**What to produce**
Where a line in the listing below contains the word "this", copy that line.

** Start of Data listing **

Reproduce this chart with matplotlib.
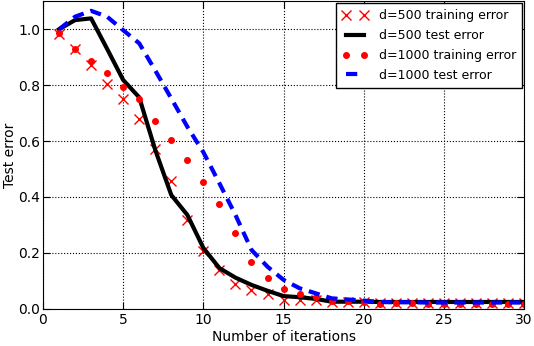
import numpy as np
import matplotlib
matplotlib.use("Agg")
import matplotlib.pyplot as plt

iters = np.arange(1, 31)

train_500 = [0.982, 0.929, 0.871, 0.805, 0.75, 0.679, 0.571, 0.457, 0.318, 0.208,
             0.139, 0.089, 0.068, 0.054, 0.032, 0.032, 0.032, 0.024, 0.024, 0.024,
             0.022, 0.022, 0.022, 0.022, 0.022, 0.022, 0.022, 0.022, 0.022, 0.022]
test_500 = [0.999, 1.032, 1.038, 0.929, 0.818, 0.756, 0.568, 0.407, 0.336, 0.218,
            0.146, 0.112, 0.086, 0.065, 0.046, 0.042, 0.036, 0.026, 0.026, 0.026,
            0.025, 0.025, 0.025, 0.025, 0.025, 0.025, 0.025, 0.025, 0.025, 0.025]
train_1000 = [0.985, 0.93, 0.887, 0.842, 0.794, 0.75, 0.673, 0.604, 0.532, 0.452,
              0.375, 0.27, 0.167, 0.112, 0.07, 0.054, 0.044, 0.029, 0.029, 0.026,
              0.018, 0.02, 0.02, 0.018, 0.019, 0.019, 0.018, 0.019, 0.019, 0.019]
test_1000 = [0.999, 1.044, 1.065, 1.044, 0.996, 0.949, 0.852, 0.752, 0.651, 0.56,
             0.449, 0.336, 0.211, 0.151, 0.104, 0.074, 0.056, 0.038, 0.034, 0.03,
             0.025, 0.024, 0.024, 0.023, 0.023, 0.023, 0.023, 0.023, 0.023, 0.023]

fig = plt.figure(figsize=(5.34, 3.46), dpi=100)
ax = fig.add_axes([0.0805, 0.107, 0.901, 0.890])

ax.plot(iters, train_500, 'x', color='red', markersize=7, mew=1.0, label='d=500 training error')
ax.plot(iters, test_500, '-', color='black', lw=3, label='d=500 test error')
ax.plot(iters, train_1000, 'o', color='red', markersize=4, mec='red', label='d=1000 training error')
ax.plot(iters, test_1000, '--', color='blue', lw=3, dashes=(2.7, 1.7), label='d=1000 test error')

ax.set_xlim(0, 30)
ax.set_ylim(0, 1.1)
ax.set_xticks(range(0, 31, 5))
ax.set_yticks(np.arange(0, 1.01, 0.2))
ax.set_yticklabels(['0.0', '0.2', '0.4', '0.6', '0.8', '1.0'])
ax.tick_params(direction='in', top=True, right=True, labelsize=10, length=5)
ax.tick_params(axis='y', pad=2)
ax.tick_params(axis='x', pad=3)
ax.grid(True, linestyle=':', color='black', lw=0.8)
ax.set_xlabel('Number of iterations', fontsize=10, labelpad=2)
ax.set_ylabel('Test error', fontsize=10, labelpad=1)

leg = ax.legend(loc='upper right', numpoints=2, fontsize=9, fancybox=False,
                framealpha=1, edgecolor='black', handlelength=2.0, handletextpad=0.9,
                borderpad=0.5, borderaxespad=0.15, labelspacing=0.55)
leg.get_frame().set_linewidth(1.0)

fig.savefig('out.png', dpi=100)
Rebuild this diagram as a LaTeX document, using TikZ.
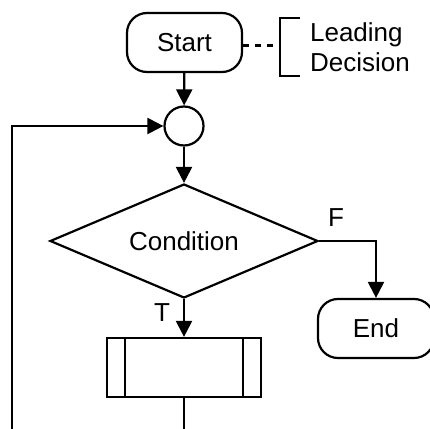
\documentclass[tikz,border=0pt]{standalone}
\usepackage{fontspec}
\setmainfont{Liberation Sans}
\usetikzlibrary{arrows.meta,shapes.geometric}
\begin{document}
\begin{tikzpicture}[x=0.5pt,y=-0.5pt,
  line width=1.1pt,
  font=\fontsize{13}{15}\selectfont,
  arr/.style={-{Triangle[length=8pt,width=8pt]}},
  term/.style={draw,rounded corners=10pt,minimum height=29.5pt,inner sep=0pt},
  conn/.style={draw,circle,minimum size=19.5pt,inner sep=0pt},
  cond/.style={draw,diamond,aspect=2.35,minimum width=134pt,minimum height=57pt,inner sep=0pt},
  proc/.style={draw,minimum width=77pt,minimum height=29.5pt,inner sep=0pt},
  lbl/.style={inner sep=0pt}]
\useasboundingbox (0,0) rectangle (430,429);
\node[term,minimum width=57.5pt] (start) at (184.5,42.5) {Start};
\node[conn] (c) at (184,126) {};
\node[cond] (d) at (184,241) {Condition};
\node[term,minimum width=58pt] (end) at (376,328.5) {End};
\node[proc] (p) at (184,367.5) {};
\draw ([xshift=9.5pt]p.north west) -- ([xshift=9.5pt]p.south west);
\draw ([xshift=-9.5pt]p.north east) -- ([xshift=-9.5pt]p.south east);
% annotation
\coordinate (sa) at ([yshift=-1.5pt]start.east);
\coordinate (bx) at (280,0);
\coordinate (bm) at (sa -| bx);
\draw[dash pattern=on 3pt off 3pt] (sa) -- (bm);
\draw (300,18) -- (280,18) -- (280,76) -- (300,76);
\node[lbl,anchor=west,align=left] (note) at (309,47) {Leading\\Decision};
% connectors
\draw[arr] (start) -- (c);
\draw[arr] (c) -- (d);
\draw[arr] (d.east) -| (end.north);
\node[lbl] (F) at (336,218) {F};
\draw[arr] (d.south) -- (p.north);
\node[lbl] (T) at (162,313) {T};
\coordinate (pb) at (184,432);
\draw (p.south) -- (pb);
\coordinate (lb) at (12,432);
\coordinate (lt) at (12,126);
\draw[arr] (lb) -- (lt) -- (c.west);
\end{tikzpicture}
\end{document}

** End of Data listing **

**The reply**
Reproduce this chart with matplotlib.
Rebuild this diagram as a LaTeX document, using TikZ.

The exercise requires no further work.